Dengan tidak disusun dan tidak diterbitkannya uu keamanan Negara, menyebabkan pemerintah dan masyarakat berpersepsi bahwa uu kepolisian sebagai uu keamanan Negara, sehingga "seolah-olah" tugas keamanan hanya menjadi tugas polisi, sementara stakeholder lain dan komponen bangsa lain tidak bertanggungjawab atas keamanan negara, yang menyebabkan paling tidak 2 permasalahan. pertama, polisi menjadi superbody yang dapat menentukan kondisi aman atau tidak suatu wilayah, suatu kawasan, suatu kegiatan dan lain yang berhubungan dengan keamanan.   Padahal, keamanan adalah fungsi pemerintah, sehingga yang menentukan aman atau tidak sesuatu baik wilayah, kegiatan  dan yang lain adalah pemerintah, meskipun yang melakukan analisa adalah para ahli bidang keamanan yaitu kepolisian, yang berada ditingkat pusat  dan daerah dan bertugas membantu kepala daerah dalam bidang keamanan.   Selain itu keamanan yang dimaksud dalam undang-undang dasar ini adalah  "menjaga, melindungi, mengayomi dan melayani masyarakat" ( hanya masyarakat atau rakyat yang bukan berarti Negara yang mempunyai 3 unsur yaitu Wilayah, Pemerintah dan rakyat).  

Kebijakan Politik tentang pertahanan Negara dan Keamanan Negara, cenderung diarahkan kepada permasalahan konkrit, sesuatu yang terjadi dan berada dipermukaan yang dapat dilihat dan dirasakan.   Dibidang pertahanan telah disusun secara lebih nyata, dapat difahami oleh pemangku kepentingan, terutama kementrian pertahanan dan TNI, meskipun kesadaran rakyat dalam bela negara masih belum mampu diwujudkan oleh pemerintah, karena program yang kurang komprehensif dan sulit dimengerti oleh rakyat.

Keamanan Nasional, seperti yang telah dikonsep oleh pemerintah, pada kenyataannya sulit diwujudkan.   Beberapa hal yang perlu dikritisi.  Pertama.   Pemikiran pemerintah yang menyusun konsep, tidak boleh menganggap bahwa apa yang dipikirkan adalah sesuatu yang semuanya sudah benar.   Kedua, Keamanan Nasional, bukan hanya untuk yang bersifat kasat mata atau sesuatu yang terlihat dipermukaan, tetapi lebih luas dan lebih mendalam, termasuk segala niat dan potensi yang mungkin akan dihadapi oleh Negara, sehingga perlu melibatkan lebih banyak orang /para ahli agar konsep itu tidak dinilai sebagai untuk kepentingan institusi tertentu.
Ketiga, Keamanan Nasional menyangkut pengelolaan semua aspek kehidupan dan bersifat multi dimensi, sehingga semua stakeholder harus saling bahu membahu menyelenggarakannya.

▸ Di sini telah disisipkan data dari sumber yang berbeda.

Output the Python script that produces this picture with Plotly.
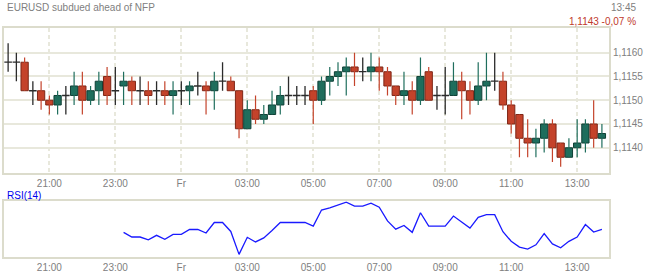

Permasalahan yg dihadapi saat ini, aturan yang dimiliki Indonesia belum lengkap, sehingga menjadi kendala dalam penyusunan UU keamanan nasional.   Kekurangan yang nyata adalah karena belum adanya undang - undang keamanan ( ingat pemisahan pertahanan dan keamanan hanya memunculkan undang undang pertahanan, sedangkan undang undang Keamanan tidak pernah di rancang dan belum diterbitkan.   Kondisi ini menyebabkab seolah tugas mengelola keamanan hanya bertumpu pada satu institusi, padahal setiap institusi dan stakeholder sebenarnya punya tugas mengelola keamanan di bidang tugas masing masing.